Romero creía que la victoria de Hugo Chávez abría una ventana de oportunidad para que lo sacaran de la cárcel estadounidense y lo enviaran a Venezuela, para finalizar aquí su condena. Esa, por lo menos, era su convicción al inicio de este siglo. Cada vez que podía, el ex infiltrado manifestaba mediante cartas y llamadas desde un teléfono de la penitenciaría su decepción por haber sido abandonado por sus aliados de otros tiempos: la CIA, la GN y los demás cuerpos de seguridad del país. También por lo injusto que consideraba estar preso por un caso que ya había sido decidido en otra jurisdicción.
Es probable que Romero Gómez nunca haya conocido personalmente a Carvajal. Los tiempos de ambos fueron distintos. Sin embargo, sus quejas escritas operaron como una especie de herramienta para una venganza inesperada, que le quita a Estados Unidos (por segunda vez) la posibilidad de poner tras las rejas a quien alguna vez calificaron como “la joya de la corona” en el tráfico de drogas.
Breves
-Desde finales de 2018, el Ejecutivo maneja informes de inteligencia que reflejan con bastante precisión cuáles son los grupos irregulares que operan en toda la franja fronteriza con Colombia; quiénes son los líderes de cada célula, cuál es el pie de fuerza en cada lugar; cuáles son los medios que utilizan para movilizarse; dónde actúan y a qué actividades se dedican. La información es especialmente precisa en el estado Táchira, donde comenzó el 10 de septiembre un ejercicio militar combinado que intenta reivindicar la “soberanía” sobre el territorio. Según tales informes, allí están estructuras de las bandas criminales Los Rastrojos, Los Urabeños, las Autodefensas Gaitanistas de Colombia, Las Fuerzas Bolivarianas de Liberación o Boliches, y el Ejército de Liberación Nacional (ELN). Desde el momento en que fueron elaborados estos documentos hasta ahora, el Ejecutivo solamente ha ido contra el máximo líder de Los Rastrojos, Wilfredo Torres Gómez, alias Viejo Neco, quien fue capturado en Valencia en marzo, para vincularlo de inmediato con sectores de la oposición. Pero nada se hace por ejemplo con respecto a los jefes de los tres frentes de la guerrilla del ELN asentados en el estado, como serían los comandantes Lenín (frente Domingo Laín), Simón (frente Carlos Germán Velasco) y Brazo de Reina (frente Efraín Pabón). Entre todos, indican los reportes, reúnen 700 hombres aproximadamente. En líneas generales, el cuadro pintado por estos reportes permite comprender mejor por qué el Táchira se ha convertido en un espacio para la disputa armada.

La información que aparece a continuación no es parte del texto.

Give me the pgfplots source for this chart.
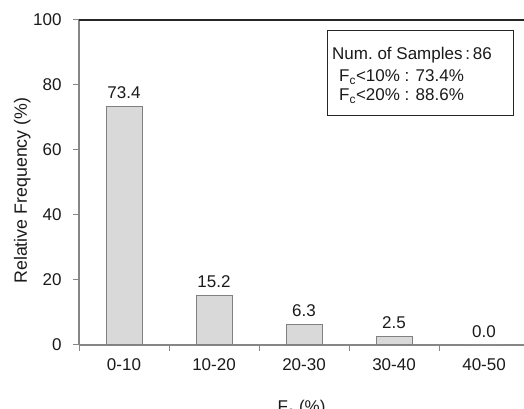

-Una de las actividades delictivas más florecientes en el país pareciera ser el sicariato. De acuerdo con datos de la policía judicial, conocidos extraoficialmente, hubo 49 muertes por encargo durante los primeros seis meses de 2019. Solo en las primeras dos semanas de septiembre, los cuerpos policiales manejan informaciones sobre cinco casos que también podrían entrar en esta modalidad. La mayoría de ellos en el estado Zulia, donde los sicarios parecen tener un terreno fértil para sus andanzas. Sin embargo, en Guárico se presentó un episodio especialmente escandaloso. Según las pesquisas de Cicpc, el gerente de Pdvsa Gas Comunal en San Juan de los Morros, Leomar José Gil, fue ultimado por un oficial de la policía regional, alias Macizo, señalado de haber recibido 600 dólares para llevar a cabo este crimen, el 2 de septiembre. La decisión sobre la muerte de Gil fue atribuida a dos comerciantes de la ciudad, quienes se vieron afectados por la decisión de no suministrarles más gas, al determinarse que luego revendían las bombonas con sobreprecio. En otros casos de 2019 también se ha determinado la participación de efectivos policiales, ya sea como ejecutores o como cómplices necesarios en la ejecución de homicidios por dinero.